Given material:
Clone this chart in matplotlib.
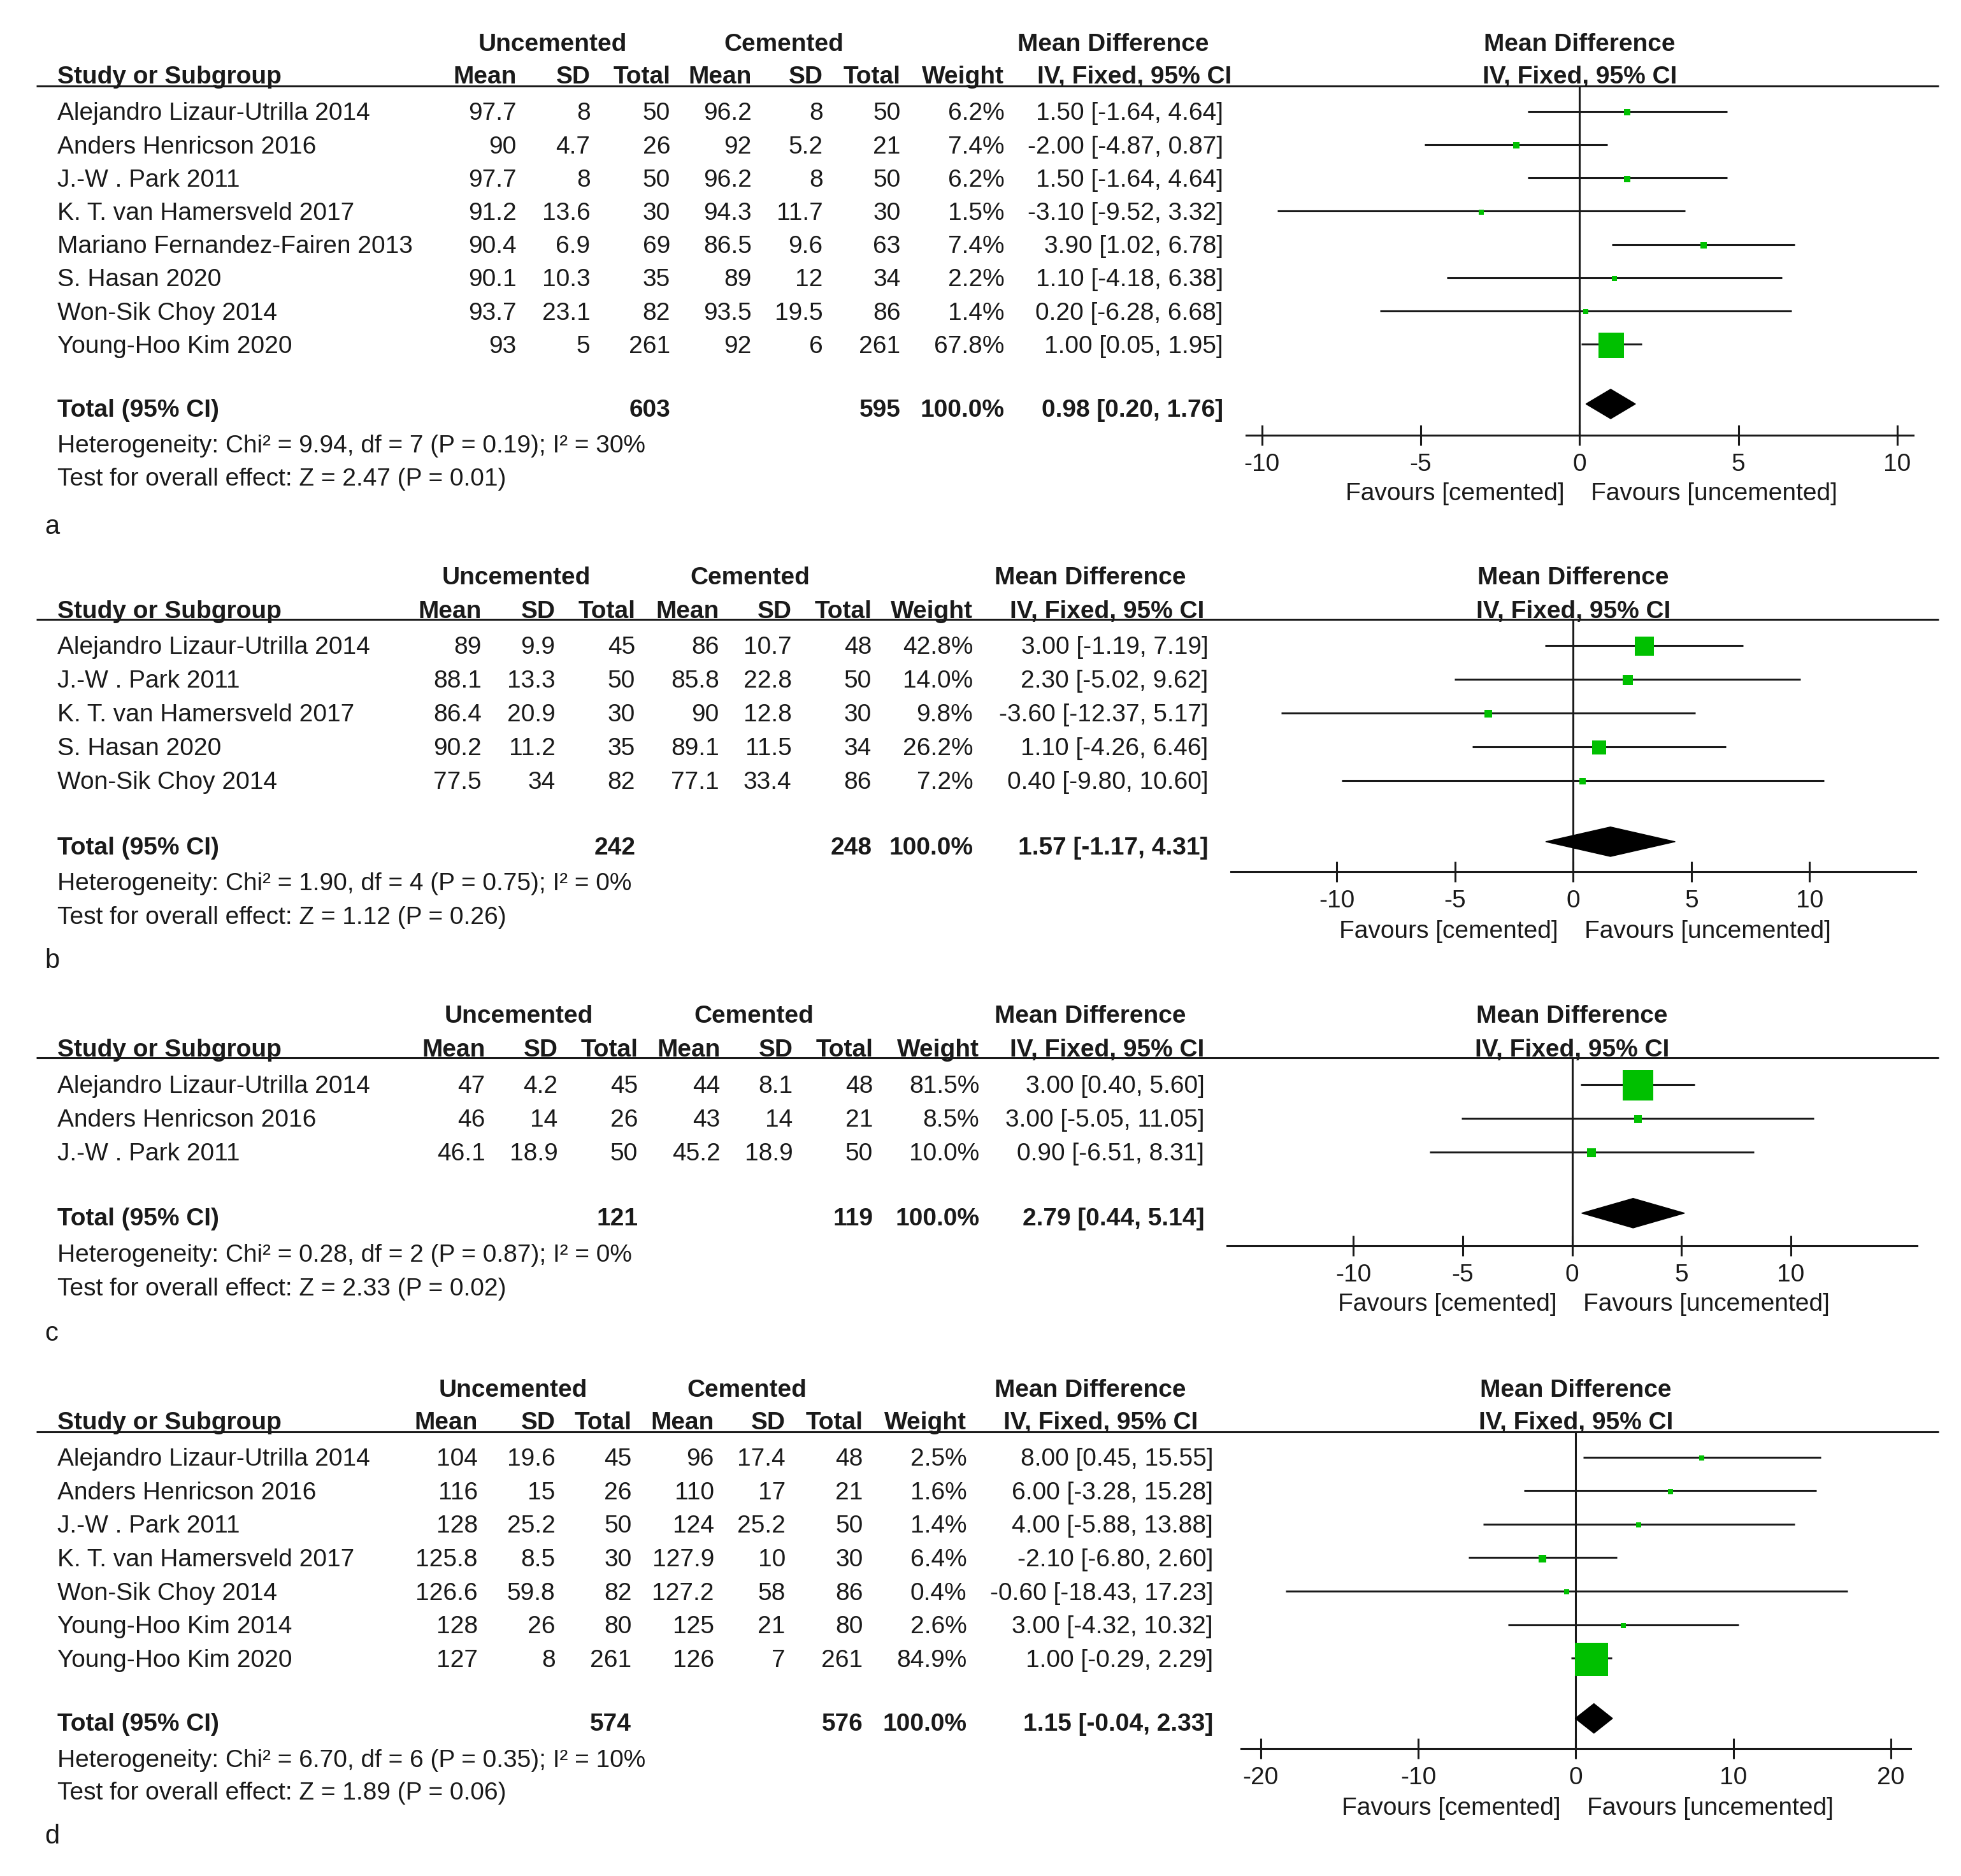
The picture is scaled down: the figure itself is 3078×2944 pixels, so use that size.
import matplotlib
matplotlib.use("Agg")
import matplotlib.pyplot as plt
from matplotlib.patches import Polygon

plt.rcParams['font.family'] = ['Liberation Sans', 'DejaVu Sans']
plt.rcParams['axes.unicode_minus'] = False

# ==========================
# DATA
# ==========================

# panel a
studies_a = ["Alejandro Lizaur-Utrilla 2014", "Anders Henricson 2016", "J.-W . Park 2011",
             "K. T. van Hamersveld 2017", "Mariano Fernandez-Fairen 2013", "S. Hasan 2020",
             "Won-Sik Choy 2014", "Young-Hoo Kim 2020"]
unc_mean_a = ["97.7", "90", "97.7", "91.2", "90.4", "90.1", "93.7", "93"]
unc_sd_a = ["8", "4.7", "8", "13.6", "6.9", "10.3", "23.1", "5"]
unc_n_a = [50, 26, 50, 30, 69, 35, 82, 261]
cem_mean_a = ["96.2", "92", "96.2", "94.3", "86.5", "89", "93.5", "92"]
cem_sd_a = ["8", "5.2", "8", "11.7", "9.6", "12", "19.5", "6"]
cem_n_a = [50, 21, 50, 30, 63, 34, 86, 261]
weight_a = [6.2, 7.4, 6.2, 1.5, 7.4, 2.2, 1.4, 67.8]
md_a = [1.50, -2.00, 1.50, -3.10, 3.90, 1.10, 0.20, 1.00]
lo_a = [-1.64, -4.87, -1.64, -9.52, 1.02, -4.18, -6.28, 0.05]
hi_a = [4.64, 0.87, 4.64, 3.32, 6.78, 6.38, 6.68, 1.95]
total_a = [603, 595, 0.98, 0.20, 1.76]
het_a = "Heterogeneity: Chi² = 9.94, df = 7 (P = 0.19); I² = 30%"
test_a = "Test for overall effect: Z = 2.47 (P = 0.01)"
ticks_a = [-10, -5, 0, 5, 10]

# panel b
studies_b = ["Alejandro Lizaur-Utrilla 2014", "J.-W . Park 2011", "K. T. van Hamersveld 2017",
             "S. Hasan 2020", "Won-Sik Choy 2014"]
unc_mean_b = ["89", "88.1", "86.4", "90.2", "77.5"]
unc_sd_b = ["9.9", "13.3", "20.9", "11.2", "34"]
unc_n_b = [45, 50, 30, 35, 82]
cem_mean_b = ["86", "85.8", "90", "89.1", "77.1"]
cem_sd_b = ["10.7", "22.8", "12.8", "11.5", "33.4"]
cem_n_b = [48, 50, 30, 34, 86]
weight_b = [42.8, 14.0, 9.8, 26.2, 7.2]
md_b = [3.00, 2.30, -3.60, 1.10, 0.40]
lo_b = [-1.19, -5.02, -12.37, -4.26, -9.80]
hi_b = [7.19, 9.62, 5.17, 6.46, 10.60]
total_b = [242, 248, 1.57, -1.17, 4.31]
het_b = "Heterogeneity: Chi² = 1.90, df = 4 (P = 0.75); I² = 0%"
test_b = "Test for overall effect: Z = 1.12 (P = 0.26)"
ticks_b = [-10, -5, 0, 5, 10]

# panel c
studies_c = ["Alejandro Lizaur-Utrilla 2014", "Anders Henricson 2016", "J.-W . Park 2011"]
unc_mean_c = ["47", "46", "46.1"]
unc_sd_c = ["4.2", "14", "18.9"]
unc_n_c = [45, 26, 50]
cem_mean_c = ["44", "43", "45.2"]
cem_sd_c = ["8.1", "14", "18.9"]
cem_n_c = [48, 21, 50]
weight_c = [81.5, 8.5, 10.0]
md_c = [3.00, 3.00, 0.90]
lo_c = [0.40, -5.05, -6.51]
hi_c = [5.60, 11.05, 8.31]
total_c = [121, 119, 2.79, 0.44, 5.14]
het_c = "Heterogeneity: Chi² = 0.28, df = 2 (P = 0.87); I² = 0%"
test_c = "Test for overall effect: Z = 2.33 (P = 0.02)"
ticks_c = [-10, -5, 0, 5, 10]

# panel d
studies_d = ["Alejandro Lizaur-Utrilla 2014", "Anders Henricson 2016", "J.-W . Park 2011",
             "K. T. van Hamersveld 2017", "Won-Sik Choy 2014", "Young-Hoo Kim 2014",
             "Young-Hoo Kim 2020"]
unc_mean_d = ["104", "116", "128", "125.8", "126.6", "128", "127"]
unc_sd_d = ["19.6", "15", "25.2", "8.5", "59.8", "26", "8"]
unc_n_d = [45, 26, 50, 30, 82, 80, 261]
cem_mean_d = ["96", "110", "124", "127.9", "127.2", "125", "126"]
cem_sd_d = ["17.4", "17", "25.2", "10", "58", "21", "7"]
cem_n_d = [48, 21, 50, 30, 86, 80, 261]
weight_d = [2.5, 1.6, 1.4, 6.4, 0.4, 2.6, 84.9]
md_d = [8.00, 6.00, 4.00, -2.10, -0.60, 3.00, 1.00]
lo_d = [0.45, -3.28, -5.88, -6.80, -18.43, -4.32, -0.29]
hi_d = [15.55, 15.28, 13.88, 2.60, 17.23, 10.32, 2.29]
total_d = [574, 576, 1.15, -0.04, 2.33]
het_d = "Heterogeneity: Chi² = 6.70, df = 6 (P = 0.35); I² = 10%"
test_d = "Test for overall effect: Z = 1.89 (P = 0.06)"
ticks_d = [-20, -10, 0, 10, 20]

col_heads = ["Mean", "SD", "Total", "Mean", "SD", "Total", "Weight"]

# ==========================
# LAYOUT (reference frame 1568 x 1500)
# ==========================

W, H = 1568.0, 1500.0
FS = 28
TXT = "#1a1a1a"
GREEN = "#00c000"
PX = 1.963  # output pixels per frame unit

fig = plt.figure(figsize=(30.78, 29.44), dpi=100)
base = fig.add_axes([0, 0, 1, 1])
base.set_xlim(0, W)
base.set_ylim(H, 0)
base.axis("off")


def txt(x, y, s, ha="left", bold=False, size=FS):
    # y is the visual centre of the text line
    base.text(x, y + 7, s, ha=ha, va="baseline", fontsize=size,
              fontweight="bold" if bold else "normal", color=TXT)


def panel(letter, studies, um, us, un, cm, cs, cn, wt, md, lo, hi, tot, het, test, ticks, L):
    y0 = L["group"]
    txt(L["unc"], y0, "Uncemented", ha="center", bold=True)
    txt(L["cem"], y0, "Cemented", ha="center", bold=True)
    txt(L["mdc"], y0, "Mean Difference", ha="center", bold=True)
    txt(L["zero"], y0, "Mean Difference", ha="center", bold=True)

    yh = L["head"]
    txt(46, yh, "Study or Subgroup", bold=True)
    for xr, name in zip(L["cols"], col_heads):
        txt(xr, yh, name, ha="right", bold=True)
    txt(L["ivc"], yh, "IV, Fixed, 95% CI", ha="center", bold=True)
    txt(L["zero"], yh, "IV, Fixed, 95% CI", ha="center", bold=True)

    base.plot([29, 1550], [L["line"], L["line"]], color=TXT, lw=2.2, solid_capstyle="butt")

    rows = [L["row0"] + i * L["step"] for i in range(len(studies))]
    for i, y in enumerate(rows):
        txt(46, y, studies[i])
        vals = [um[i], us[i], str(un[i]), cm[i], cs[i], str(cn[i]), f"{wt[i]:.1f}%"]
        for xr, v in zip(L["cols"], vals):
            txt(xr, y, v, ha="right")
        txt(L["cir"], y, f"{md[i]:.2f} [{lo[i]:.2f}, {hi[i]:.2f}]", ha="right")

    yt = L["total"]
    txt(46, yt, "Total (95% CI)", bold=True)
    txt(L["cols"][2], yt, str(tot[0]), ha="right", bold=True)
    txt(L["cols"][5], yt, str(tot[1]), ha="right", bold=True)
    txt(L["cols"][6], yt, "100.0%", ha="right", bold=True)
    txt(L["cir"], yt, f"{tot[2]:.2f} [{tot[3]:.2f}, {tot[4]:.2f}]", ha="right", bold=True)
    txt(46, L["het"], het)
    txt(46, L["test"], test)
    txt(36, L["letter"], letter, size=30)

    # forest plot axes
    half = L["half"]
    left = L["zero"] - half * L["pxu"]
    right = L["zero"] + half * L["pxu"]
    ax = fig.add_axes([left / W, 1 - L["axis"] / H, (right - left) / W,
                       (L["axis"] - L["line"]) / H])
    ax.patch.set_alpha(0)
    ax.set_xlim(-half, half)
    ax.set_ylim(L["axis"], L["line"])
    for s in ["top", "left", "right"]:
        ax.spines[s].set_visible(False)
    ax.spines["bottom"].set_linewidth(2.2)
    ax.spines["bottom"].set_color(TXT)
    ax.set_yticks([])
    ax.set_xticks(ticks)
    ax.set_xticklabels([str(t) for t in ticks], fontsize=FS, color=TXT)
    ax.tick_params(axis="x", direction="inout", length=23, width=2.2, color=TXT, pad=9)
    ax.axvline(0, color=TXT, lw=2.2, zorder=1)

    wmax = max(wt)
    for i, y in enumerate(rows):
        ax.plot([lo[i], hi[i]], [y, y], color=TXT, lw=2.2, solid_capstyle="butt", zorder=2)
        side = max(3.8, L["msize"] * (wt[i] / wmax) ** 0.6)
        s_pt = side * PX * 0.72
        ax.scatter([md[i]], [y + 0.8], s=s_pt ** 2, marker="s", color=GREEN,
                   linewidths=0, zorder=3)

    dh = 11.8
    yd = yt - 3
    ax.add_patch(Polygon([[tot[3], yd], [tot[2], yd - dh], [tot[4], yd], [tot[2], yd + dh]],
                         closed=True, color="black", zorder=3))

    txt(L["zero"] - 12, L["fav"], "Favours [cemented]", ha="right")
    txt(L["zero"] + 9, L["fav"], "Favours [uncemented]", ha="left")


lay_a = dict(group=34, head=60, line=69, row0=89, step=26.6, total=326, het=355, test=381,
             letter=420, axis=348, fav=393, cols=[413, 472, 536, 601, 658, 720, 803],
             cir=978, ivc=907, unc=442, cem=627, mdc=890, zero=1263, pxu=25.4, half=10.5,
             msize=20.5)
lay_b = dict(group=460, head=487, line=495, row0=516, step=27, total=676, het=705, test=732,
             letter=767, axis=697, fav=743, cols=[385, 444, 508, 575, 633, 697, 778],
             cir=966, ivc=885, unc=413, cem=600, mdc=872, zero=1258, pxu=18.9, half=14.5,
             msize=15.5)
lay_c = dict(group=811, head=838, line=846, row0=867, step=27, total=973, het=1002, test=1029,
             letter=1065, axis=996, fav=1041, cols=[388, 446, 510, 576, 634, 698, 783],
             cir=963, ivc=885, unc=415, cem=603, mdc=872, zero=1257, pxu=17.5, half=15.75,
             msize=24)
lay_d = dict(group=1110, head=1136, line=1145, row0=1165, step=26.8, total=1377, het=1406,
             test=1432, letter=1467, axis=1398, fav=1444, cols=[382, 444, 505, 571, 628, 690, 773],
             cir=970, ivc=880, unc=410, cem=597, mdc=872, zero=1260, pxu=12.6, half=21.25,
             msize=26.5)

panel("a", studies_a, unc_mean_a, unc_sd_a, unc_n_a, cem_mean_a, cem_sd_a, cem_n_a,
      weight_a, md_a, lo_a, hi_a, total_a, het_a, test_a, ticks_a, lay_a)
panel("b", studies_b, unc_mean_b, unc_sd_b, unc_n_b, cem_mean_b, cem_sd_b, cem_n_b,
      weight_b, md_b, lo_b, hi_b, total_b, het_b, test_b, ticks_b, lay_b)
panel("c", studies_c, unc_mean_c, unc_sd_c, unc_n_c, cem_mean_c, cem_sd_c, cem_n_c,
      weight_c, md_c, lo_c, hi_c, total_c, het_c, test_c, ticks_c, lay_c)
panel("d", studies_d, unc_mean_d, unc_sd_d, unc_n_d, cem_mean_d, cem_sd_d, cem_n_d,
      weight_d, md_d, lo_d, hi_d, total_d, het_d, test_d, ticks_d, lay_d)

fig.savefig("out.png", dpi=100, facecolor="white")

Directions for this task: Repeat, word for word and with no pictures, only the lines running from the beginning of the data to the line that contains "from matplotlib.patches import Polygon".

Response:
Clone this chart in matplotlib.
The picture is scaled down: the figure itself is 3078×2944 pixels, so use that size.
import matplotlib
matplotlib.use("Agg")
import matplotlib.pyplot as plt
from matplotlib.patches import Polygon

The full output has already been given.